His Background and Early Life
Le Maistre was the son of Isaac Le Maistre, a king’s counsellor, and of Catherine Arnauld, who was the eldest daughter of the lawyer Antoine Arnauld (1560–1619) and the granddaughter of another Antoine Arnauld, seigneur de la Mothe. The Arnaulds were a family of the lesser nobility which had come to Paris from the Auvergne during the 16th century.[2]
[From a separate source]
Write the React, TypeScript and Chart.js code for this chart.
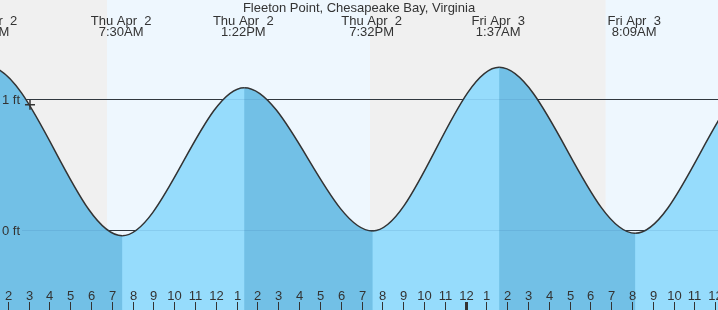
import React, { useEffect, useRef } from 'react';
import { Chart, registerables } from 'chart.js';

Chart.register(...registerables);

const TITLE = 'Fleeton Point, Chesapeake Bay, Virginia';

// Tide extrema, hours measured from Thu Apr 2 00:00
const extremaHours = [-5.2, 1.05, 7.5, 13.367, 19.533, 25.617, 32.15, 38.4, 44.6];
const extremaFeet = [0.02, 1.25, -0.04, 1.088, -0.004, 1.243, -0.021, 1.2, 0.0];
const extremaDays = ['Wed Apr  1', 'Thu Apr  2', 'Thu Apr  2', 'Thu Apr  2', 'Thu Apr  2', 'Fri Apr  3', 'Fri Apr  3', 'Fri Apr  3', 'Fri Apr  3'];
const extremaTimes = ['6:48PM', '1:03AM', '7:30AM', '1:22PM', '7:32PM', '1:37AM', '8:09AM', '2:24PM', '8:36PM'];

// Daylight (sunrise / sunset) in hours from Thu 00:00
const sunriseHours = [6.77, 30.73];
const sunsetHours = [19.41, 43.4];

// "Now" marker
const nowHour = [3.07];
const nowFeet = [0.958];

// Hour ticks along the bottom
const tickHours = [2, 3, 4, 5, 6, 7, 8, 9, 10, 11, 12, 13, 14, 15, 16, 17, 18, 19, 20, 21, 22, 23, 24, 25, 26, 27, 28, 29, 30, 31, 32, 33, 34, 35, 36];
const tickLabels = ['2', '3', '4', '5', '6', '7', '8', '9', '10', '11', '12', '1', '2', '3', '4', '5', '6', '7', '8', '9', '10', '11', '12', '1', '2', '3', '4', '5', '6', '7', '8', '9', '10', '11', '12'];
const midnightHours = [24];

// Level lines
const levelFeet = [0, 1];
const levelLabels = ['0 ft', '1 ft'];

const X_MIN = 1.629;
const X_MAX = 36.13;
const Y_MIN = -0.6055;
const Y_MAX = 1.7555;

const FONT = '13px "Liberation Sans", Arial, sans-serif';
const TEXT = '#333333';
const NIGHT_BG = '#f0f0f0';
const DAY_BG = '#eef7fe';
const FALL_FILL = '#72c0e6';
const RISE_FILL = '#96dcfc';

const tidePlugin = {
  id: 'tideDecor',
  beforeDraw(chart: any) {
    const { ctx, chartArea: a, scales } = chart;
    const x = scales.x;
    ctx.save();
    ctx.fillStyle = NIGHT_BG;
    ctx.fillRect(a.left, a.top, a.right - a.left, a.bottom - a.top);
    ctx.fillStyle = DAY_BG;
    for (let i = 0; i < sunriseHours.length; i++) {
      const x0 = Math.max(a.left, x.getPixelForValue(sunriseHours[i]));
      const x1 = Math.min(a.right, x.getPixelForValue(sunsetHours[i]));
      if (x1 > x0) ctx.fillRect(x0, a.top, x1 - x0, a.bottom - a.top);
    }
    ctx.restore();
  },
  beforeDatasetsDraw(chart: any) {
    const { ctx, chartArea: a, scales } = chart;
    ctx.save();
    ctx.strokeStyle = '#333333';
    ctx.lineWidth = 1;
    for (const f of levelFeet) {
      const y = Math.round(scales.y.getPixelForValue(f)) + 0.5;
      ctx.beginPath();
      ctx.moveTo(a.left + 22, y);
      ctx.lineTo(a.right, y);
      ctx.stroke();
    }
    ctx.restore();
  },
  afterDatasetsDraw(chart: any) {
    const { ctx, chartArea: a, scales } = chart;
    const xs = scales.x;
    const ys = scales.y;
    ctx.save();
    // faint level lines over water
    ctx.strokeStyle = 'rgba(30,90,150,0.12)';
    ctx.lineWidth = 1;
    for (const f of levelFeet) {
      const y = Math.round(ys.getPixelForValue(f)) + 0.5;
      ctx.beginPath();
      ctx.moveTo(a.left + 22, y);
      ctx.lineTo(a.right, y);
      ctx.stroke();
    }
    ctx.font = FONT;
    ctx.fillStyle = TEXT;
    // level labels
    ctx.textAlign = 'left';
    ctx.textBaseline = 'alphabetic';
    for (let i = 0; i < levelFeet.length; i++) {
      const y = ys.getPixelForValue(levelFeet[i]);
      ctx.fillText(levelLabels[i], a.left + 2, y + 4.7);
    }
    // hour ticks
    ctx.textAlign = 'center';
    ctx.strokeStyle = '#333333';
    for (let i = 0; i < tickHours.length; i++) {
      const px = Math.round(xs.getPixelForValue(tickHours[i]));
      const isMid = midnightHours.includes(tickHours[i]);
      if (isMid) {
        ctx.fillStyle = '#333333';
        ctx.fillRect(px - 1, a.bottom - 8, 3, 8);
      } else {
        ctx.beginPath();
        ctx.moveTo(px + 0.5, a.bottom - 8);
        ctx.lineTo(px + 0.5, a.bottom);
        ctx.stroke();
      }
      ctx.fillStyle = TEXT;
      ctx.fillText(tickLabels[i], px + 0.5, a.bottom - 9.7);
    }
    // extrema labels
    for (let i = 0; i < extremaHours.length; i++) {
      const px = xs.getPixelForValue(extremaHours[i]) - 1;
      ctx.fillText(extremaDays[i], px, a.top + 24.5);
      ctx.fillText(extremaTimes[i], px, a.top + 36.2);
    }
    // title
    ctx.fillText(TITLE, (a.left + a.right) / 2, a.top + 12);
    ctx.restore();
  },
};

export default function App() {
  const ref = useRef<HTMLCanvasElement | null>(null);
  useEffect(() => {
    if (!ref.current) return;
    const tide = extremaHours.map((h, i) => ({ x: h, y: extremaFeet[i] }));
    const now = nowHour.map((h, i) => ({ x: h, y: nowFeet[i] }));
    const chart = new Chart(ref.current, {
      type: 'line',
      data: {
        datasets: [
          {
            data: now,
            showLine: false,
            pointStyle: 'cross',
            pointRadius: 5,
            pointBorderColor: '#333333',
            pointBorderWidth: 1.5,
            borderColor: '#333333',
            fill: false,
            order: 0,
          } as any,
          {
            data: tide,
            borderColor: '#333333',
            borderWidth: 1.5,
            pointRadius: 0,
            cubicInterpolationMode: 'monotone',
            capBezierPoints: false,
            fill: 'start',
            backgroundColor: RISE_FILL,
            segment: {
              backgroundColor: (c: any) => (c.p1.parsed.y < c.p0.parsed.y ? FALL_FILL : RISE_FILL),
            },
            order: 1,
          } as any,
          {
            // solid underlay so the phase-coloured fills meet without seams
            data: tide,
            borderWidth: 0,
            borderColor: 'rgba(0,0,0,0)',
            pointRadius: 0,
            cubicInterpolationMode: 'monotone',
            capBezierPoints: false,
            fill: 'start',
            backgroundColor: '#84cef1',
            order: 2,
          } as any,
        ],
      },
      options: {
        animation: false,
        responsive: false,
        maintainAspectRatio: false,
        devicePixelRatio: 1,
        events: [],
        layout: { padding: 0, autoPadding: false } as any,
        parsing: false as any,
        normalized: true,
        plugins: {
          legend: { display: false },
          tooltip: { enabled: false },
          title: { display: false },
        },
        scales: {
          x: { type: 'linear', min: X_MIN, max: X_MAX, display: false },
          y: { type: 'linear', min: Y_MIN, max: Y_MAX, display: false },
        },
      },
      plugins: [tidePlugin],
    });
    return () => chart.destroy();
  }, []);
  return (
    <div style={{ position: 'fixed', left: 0, top: 0, width: 718, height: 310 }}>
      <canvas ref={ref} width={718} height={310} style={{ display: 'block', width: 718, height: 310 }} />
    </div>
  );
}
Le Maistre's grandfather Arnauld, a well known lawyer, defended the University of Paris against charges laid by the Jesuits in 1594 and presented his case so forcefully that his defence has been called the original sin of the Arnaulds. He married Catherine Marion de Druy, and they had twenty children, of whom ten died young. All but one of their ten surviving children were connected with the Jansenist abbey of Port-Royal des Champs. In 1629, Arnauld's widow, Le Maistre's grandmother, became a nun at Port-Royal de Paris, where she died in 1641. Among her children were Antoine Arnauld (1612–1694), called the Great Arnauld, the leading Jansenist theologian of the 17th century in France; Jacqueline-Marie-Angélique Arnauld, known as Mère Angélique, who became abbess of Port-Royal des Champs, transferred the religious community to Paris and made it into a great centre of Jansenism; Jeanne-Catherine-Agnès Arnauld, known as Mère Agnès, also an abbess of Port-Royal; Henri Arnauld (1597–1692), who after a diplomatic career was ordained as a priest and went on to become bishop of Angers; and three other daughters who became nuns of Port-Royal des Champs.[2][3]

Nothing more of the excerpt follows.